◆ **DATASET CONTENT**
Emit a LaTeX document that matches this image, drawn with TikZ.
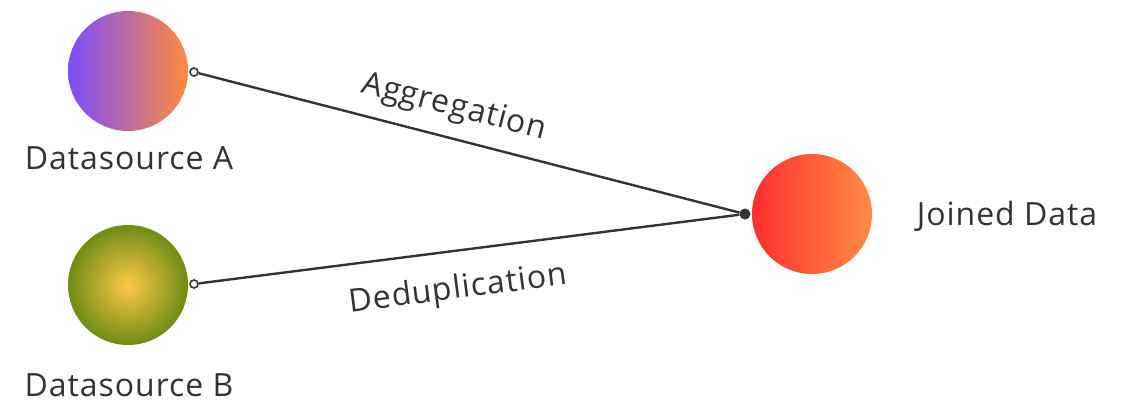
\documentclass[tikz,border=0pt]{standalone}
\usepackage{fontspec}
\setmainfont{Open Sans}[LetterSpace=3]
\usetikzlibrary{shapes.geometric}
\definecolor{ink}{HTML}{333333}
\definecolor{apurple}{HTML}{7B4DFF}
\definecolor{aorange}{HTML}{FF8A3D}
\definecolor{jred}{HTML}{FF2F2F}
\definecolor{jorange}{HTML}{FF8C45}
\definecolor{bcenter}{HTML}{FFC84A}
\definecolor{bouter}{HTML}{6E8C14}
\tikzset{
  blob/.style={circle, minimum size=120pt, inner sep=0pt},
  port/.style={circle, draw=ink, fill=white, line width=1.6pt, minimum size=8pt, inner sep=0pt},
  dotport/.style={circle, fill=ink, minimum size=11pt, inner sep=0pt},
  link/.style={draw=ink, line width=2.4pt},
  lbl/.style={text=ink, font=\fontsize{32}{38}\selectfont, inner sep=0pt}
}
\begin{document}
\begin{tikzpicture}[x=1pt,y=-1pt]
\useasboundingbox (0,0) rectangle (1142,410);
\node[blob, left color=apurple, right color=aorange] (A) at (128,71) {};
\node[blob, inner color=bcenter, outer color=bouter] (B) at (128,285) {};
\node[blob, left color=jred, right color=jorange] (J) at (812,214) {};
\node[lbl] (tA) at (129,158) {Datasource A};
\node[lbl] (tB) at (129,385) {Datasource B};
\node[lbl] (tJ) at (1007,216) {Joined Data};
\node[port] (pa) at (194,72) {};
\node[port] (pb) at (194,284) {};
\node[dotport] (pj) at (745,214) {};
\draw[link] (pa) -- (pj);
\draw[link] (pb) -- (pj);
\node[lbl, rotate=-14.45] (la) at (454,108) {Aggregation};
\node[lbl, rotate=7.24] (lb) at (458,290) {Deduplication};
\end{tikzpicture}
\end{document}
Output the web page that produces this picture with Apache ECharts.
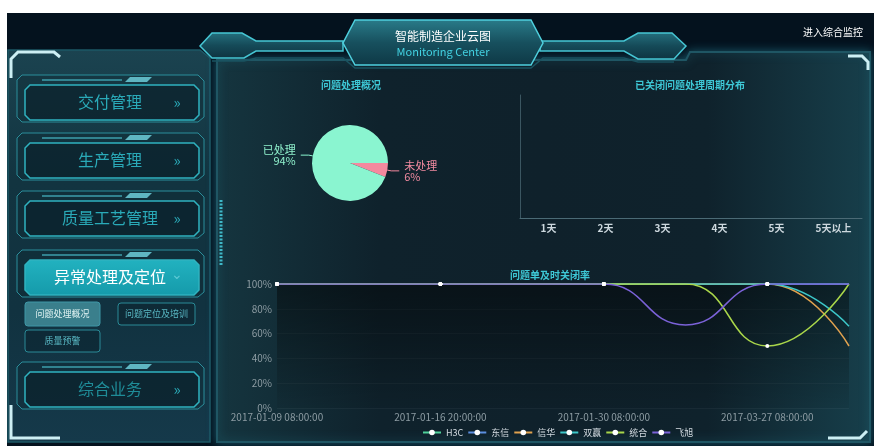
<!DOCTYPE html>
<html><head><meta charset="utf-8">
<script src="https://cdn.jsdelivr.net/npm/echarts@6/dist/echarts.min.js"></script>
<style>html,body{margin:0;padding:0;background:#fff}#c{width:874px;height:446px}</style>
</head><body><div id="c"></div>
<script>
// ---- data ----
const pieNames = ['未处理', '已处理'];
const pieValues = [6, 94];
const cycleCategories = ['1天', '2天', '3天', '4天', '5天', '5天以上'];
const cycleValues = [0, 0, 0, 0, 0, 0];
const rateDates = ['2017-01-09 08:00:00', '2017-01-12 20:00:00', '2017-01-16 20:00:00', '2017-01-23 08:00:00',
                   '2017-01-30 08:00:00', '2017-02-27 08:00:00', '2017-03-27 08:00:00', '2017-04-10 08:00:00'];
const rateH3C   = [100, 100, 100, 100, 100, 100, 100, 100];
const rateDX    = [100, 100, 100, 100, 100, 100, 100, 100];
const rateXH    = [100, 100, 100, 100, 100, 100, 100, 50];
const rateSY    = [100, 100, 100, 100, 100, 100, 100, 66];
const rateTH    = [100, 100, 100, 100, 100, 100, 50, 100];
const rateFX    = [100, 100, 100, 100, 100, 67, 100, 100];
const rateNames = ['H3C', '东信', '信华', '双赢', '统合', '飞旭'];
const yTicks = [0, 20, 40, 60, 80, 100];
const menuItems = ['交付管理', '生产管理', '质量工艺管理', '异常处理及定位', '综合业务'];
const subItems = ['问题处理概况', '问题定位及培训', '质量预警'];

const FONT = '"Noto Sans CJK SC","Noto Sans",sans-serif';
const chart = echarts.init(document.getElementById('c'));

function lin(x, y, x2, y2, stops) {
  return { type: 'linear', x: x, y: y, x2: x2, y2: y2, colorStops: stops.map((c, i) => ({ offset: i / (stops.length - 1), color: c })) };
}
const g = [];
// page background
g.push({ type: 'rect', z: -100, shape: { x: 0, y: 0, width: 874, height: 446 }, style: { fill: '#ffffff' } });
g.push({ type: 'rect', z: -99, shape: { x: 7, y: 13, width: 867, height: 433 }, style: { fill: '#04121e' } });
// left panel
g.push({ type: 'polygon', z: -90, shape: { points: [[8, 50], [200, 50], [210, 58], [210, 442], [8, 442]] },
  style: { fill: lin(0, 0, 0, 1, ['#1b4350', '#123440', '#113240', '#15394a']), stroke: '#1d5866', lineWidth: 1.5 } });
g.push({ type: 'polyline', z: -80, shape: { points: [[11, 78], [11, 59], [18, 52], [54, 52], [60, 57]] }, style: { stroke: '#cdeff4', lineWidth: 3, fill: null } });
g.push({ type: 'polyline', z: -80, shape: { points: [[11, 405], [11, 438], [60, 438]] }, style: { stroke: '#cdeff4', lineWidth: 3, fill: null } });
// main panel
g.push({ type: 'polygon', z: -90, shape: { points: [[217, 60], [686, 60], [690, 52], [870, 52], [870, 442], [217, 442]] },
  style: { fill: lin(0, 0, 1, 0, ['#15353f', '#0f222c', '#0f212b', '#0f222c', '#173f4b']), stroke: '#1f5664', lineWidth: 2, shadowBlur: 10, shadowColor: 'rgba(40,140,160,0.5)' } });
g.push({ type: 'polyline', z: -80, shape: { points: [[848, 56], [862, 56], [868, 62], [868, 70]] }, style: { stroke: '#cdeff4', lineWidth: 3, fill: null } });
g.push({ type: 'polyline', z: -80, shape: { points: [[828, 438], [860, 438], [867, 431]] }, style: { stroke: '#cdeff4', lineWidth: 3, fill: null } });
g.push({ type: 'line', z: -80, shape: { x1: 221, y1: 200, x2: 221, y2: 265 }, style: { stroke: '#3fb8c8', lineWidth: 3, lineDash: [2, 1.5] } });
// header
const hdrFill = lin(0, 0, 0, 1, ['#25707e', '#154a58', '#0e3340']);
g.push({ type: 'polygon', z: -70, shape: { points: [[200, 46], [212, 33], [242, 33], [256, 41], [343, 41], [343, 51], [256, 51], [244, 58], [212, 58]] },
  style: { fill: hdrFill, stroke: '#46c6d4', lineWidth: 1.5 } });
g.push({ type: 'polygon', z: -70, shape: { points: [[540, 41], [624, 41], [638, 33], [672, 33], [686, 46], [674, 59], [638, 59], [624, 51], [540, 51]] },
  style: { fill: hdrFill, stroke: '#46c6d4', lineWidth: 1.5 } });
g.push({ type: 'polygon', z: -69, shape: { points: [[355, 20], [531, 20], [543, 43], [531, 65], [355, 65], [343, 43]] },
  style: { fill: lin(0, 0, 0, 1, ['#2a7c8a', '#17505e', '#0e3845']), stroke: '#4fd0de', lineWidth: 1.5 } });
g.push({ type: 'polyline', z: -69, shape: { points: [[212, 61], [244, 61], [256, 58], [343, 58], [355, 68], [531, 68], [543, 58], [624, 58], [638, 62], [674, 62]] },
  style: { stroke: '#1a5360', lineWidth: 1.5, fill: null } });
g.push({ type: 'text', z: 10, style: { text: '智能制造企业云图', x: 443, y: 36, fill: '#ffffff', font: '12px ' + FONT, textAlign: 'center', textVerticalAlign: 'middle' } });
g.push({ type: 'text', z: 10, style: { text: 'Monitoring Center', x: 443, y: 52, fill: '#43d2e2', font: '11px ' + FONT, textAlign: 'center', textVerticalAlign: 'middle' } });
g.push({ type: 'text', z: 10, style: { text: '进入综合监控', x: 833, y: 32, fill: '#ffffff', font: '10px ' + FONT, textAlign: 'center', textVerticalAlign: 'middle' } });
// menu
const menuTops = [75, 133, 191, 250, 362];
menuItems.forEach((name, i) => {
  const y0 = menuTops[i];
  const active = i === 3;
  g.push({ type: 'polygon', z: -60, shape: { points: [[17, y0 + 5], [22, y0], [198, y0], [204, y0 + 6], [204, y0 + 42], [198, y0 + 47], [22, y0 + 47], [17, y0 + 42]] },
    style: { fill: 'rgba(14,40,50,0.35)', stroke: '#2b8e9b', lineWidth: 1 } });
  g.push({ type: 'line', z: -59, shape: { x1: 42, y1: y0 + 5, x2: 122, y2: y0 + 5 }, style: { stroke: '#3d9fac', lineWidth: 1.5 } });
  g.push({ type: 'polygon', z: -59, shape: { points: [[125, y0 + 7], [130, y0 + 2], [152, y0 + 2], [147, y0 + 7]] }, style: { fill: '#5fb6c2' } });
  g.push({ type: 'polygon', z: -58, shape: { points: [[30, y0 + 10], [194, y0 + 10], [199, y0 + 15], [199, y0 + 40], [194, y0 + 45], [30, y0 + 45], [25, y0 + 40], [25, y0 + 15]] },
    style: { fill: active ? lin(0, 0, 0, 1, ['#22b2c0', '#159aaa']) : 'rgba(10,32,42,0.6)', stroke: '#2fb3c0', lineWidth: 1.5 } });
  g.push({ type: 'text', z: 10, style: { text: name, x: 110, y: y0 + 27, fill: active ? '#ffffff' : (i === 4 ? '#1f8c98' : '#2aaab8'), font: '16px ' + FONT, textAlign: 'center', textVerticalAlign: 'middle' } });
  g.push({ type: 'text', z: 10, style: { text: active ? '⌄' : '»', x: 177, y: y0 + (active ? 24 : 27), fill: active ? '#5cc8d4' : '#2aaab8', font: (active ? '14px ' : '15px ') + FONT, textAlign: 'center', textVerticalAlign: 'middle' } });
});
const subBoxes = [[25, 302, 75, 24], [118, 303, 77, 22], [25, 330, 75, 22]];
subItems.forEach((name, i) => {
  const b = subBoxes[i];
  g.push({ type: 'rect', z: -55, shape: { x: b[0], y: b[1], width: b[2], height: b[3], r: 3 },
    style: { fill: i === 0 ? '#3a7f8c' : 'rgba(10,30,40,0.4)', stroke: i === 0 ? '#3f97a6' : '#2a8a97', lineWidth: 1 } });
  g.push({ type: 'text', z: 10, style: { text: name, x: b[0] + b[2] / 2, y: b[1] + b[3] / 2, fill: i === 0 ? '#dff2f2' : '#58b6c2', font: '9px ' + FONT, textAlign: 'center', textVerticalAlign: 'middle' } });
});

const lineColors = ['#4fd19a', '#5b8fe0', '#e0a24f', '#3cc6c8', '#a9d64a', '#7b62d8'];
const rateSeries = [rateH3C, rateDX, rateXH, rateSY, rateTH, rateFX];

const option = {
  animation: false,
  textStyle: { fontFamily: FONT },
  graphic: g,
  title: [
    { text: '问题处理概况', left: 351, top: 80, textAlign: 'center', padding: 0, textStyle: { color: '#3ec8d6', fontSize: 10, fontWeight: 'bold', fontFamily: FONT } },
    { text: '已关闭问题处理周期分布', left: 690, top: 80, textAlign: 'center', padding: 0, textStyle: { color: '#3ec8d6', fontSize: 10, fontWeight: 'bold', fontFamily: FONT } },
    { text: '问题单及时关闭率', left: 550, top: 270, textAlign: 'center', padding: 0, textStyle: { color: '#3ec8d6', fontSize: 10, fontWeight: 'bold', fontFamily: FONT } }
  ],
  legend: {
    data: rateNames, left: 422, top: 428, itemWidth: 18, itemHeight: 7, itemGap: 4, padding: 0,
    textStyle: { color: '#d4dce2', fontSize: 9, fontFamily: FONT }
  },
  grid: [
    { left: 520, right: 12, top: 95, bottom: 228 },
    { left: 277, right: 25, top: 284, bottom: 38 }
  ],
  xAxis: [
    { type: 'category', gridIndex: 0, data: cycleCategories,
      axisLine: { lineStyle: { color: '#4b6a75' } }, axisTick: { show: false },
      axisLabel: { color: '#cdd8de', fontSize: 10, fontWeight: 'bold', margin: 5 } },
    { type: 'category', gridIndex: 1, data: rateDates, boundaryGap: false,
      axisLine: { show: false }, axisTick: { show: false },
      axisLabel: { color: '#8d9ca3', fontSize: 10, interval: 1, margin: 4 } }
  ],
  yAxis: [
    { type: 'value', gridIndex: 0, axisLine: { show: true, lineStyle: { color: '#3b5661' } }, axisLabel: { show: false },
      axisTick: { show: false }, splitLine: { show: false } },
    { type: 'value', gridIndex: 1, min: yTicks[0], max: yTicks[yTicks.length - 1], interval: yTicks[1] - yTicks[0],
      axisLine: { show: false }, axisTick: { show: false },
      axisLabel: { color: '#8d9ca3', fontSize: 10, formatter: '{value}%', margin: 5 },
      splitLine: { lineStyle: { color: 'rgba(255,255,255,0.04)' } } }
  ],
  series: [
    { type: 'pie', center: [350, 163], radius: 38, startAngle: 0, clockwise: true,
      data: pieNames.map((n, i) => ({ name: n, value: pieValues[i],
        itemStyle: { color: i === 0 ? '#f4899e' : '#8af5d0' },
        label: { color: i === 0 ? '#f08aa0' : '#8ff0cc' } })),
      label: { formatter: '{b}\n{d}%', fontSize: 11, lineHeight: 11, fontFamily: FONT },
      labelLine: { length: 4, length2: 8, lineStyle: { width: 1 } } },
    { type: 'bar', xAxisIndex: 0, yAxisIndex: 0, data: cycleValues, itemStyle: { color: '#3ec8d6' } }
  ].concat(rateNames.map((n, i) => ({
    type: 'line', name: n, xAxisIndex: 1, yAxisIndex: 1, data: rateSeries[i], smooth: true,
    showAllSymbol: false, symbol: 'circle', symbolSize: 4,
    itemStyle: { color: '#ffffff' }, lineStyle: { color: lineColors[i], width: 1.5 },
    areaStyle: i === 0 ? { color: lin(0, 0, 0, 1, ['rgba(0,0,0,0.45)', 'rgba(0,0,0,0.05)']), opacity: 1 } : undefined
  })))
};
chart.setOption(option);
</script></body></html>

◆ **TASK DETAILS**
Write out the lines from the one containing "Output the web" down to the one containing "const subItems = ['问题处理概况', '问题定位及培训', '质量预警'];", both included, exactly as they appear. Leave out any pictures.

◆ **FULL RESPONSE**
Output the web page that produces this picture with Apache ECharts.
<!DOCTYPE html>
<html><head><meta charset="utf-8">
<script src="https://cdn.jsdelivr.net/npm/echarts@6/dist/echarts.min.js"></script>
<style>html,body{margin:0;padding:0;background:#fff}#c{width:874px;height:446px}</style>
</head><body><div id="c"></div>
<script>
// ---- data ----
const pieNames = ['未处理', '已处理'];
const pieValues = [6, 94];
const cycleCategories = ['1天', '2天', '3天', '4天', '5天', '5天以上'];
const cycleValues = [0, 0, 0, 0, 0, 0];
const rateDates = ['2017-01-09 08:00:00', '2017-01-12 20:00:00', '2017-01-16 20:00:00', '2017-01-23 08:00:00',
                   '2017-01-30 08:00:00', '2017-02-27 08:00:00', '2017-03-27 08:00:00', '2017-04-10 08:00:00'];
const rateH3C   = [100, 100, 100, 100, 100, 100, 100, 100];
const rateDX    = [100, 100, 100, 100, 100, 100, 100, 100];
const rateXH    = [100, 100, 100, 100, 100, 100, 100, 50];
const rateSY    = [100, 100, 100, 100, 100, 100, 100, 66];
const rateTH    = [100, 100, 100, 100, 100, 100, 50, 100];
const rateFX    = [100, 100, 100, 100, 100, 67, 100, 100];
const rateNames = ['H3C', '东信', '信华', '双赢', '统合', '飞旭'];
const yTicks = [0, 20, 40, 60, 80, 100];
const menuItems = ['交付管理', '生产管理', '质量工艺管理', '异常处理及定位', '综合业务'];
const subItems = ['问题处理概况', '问题定位及培训', '质量预警'];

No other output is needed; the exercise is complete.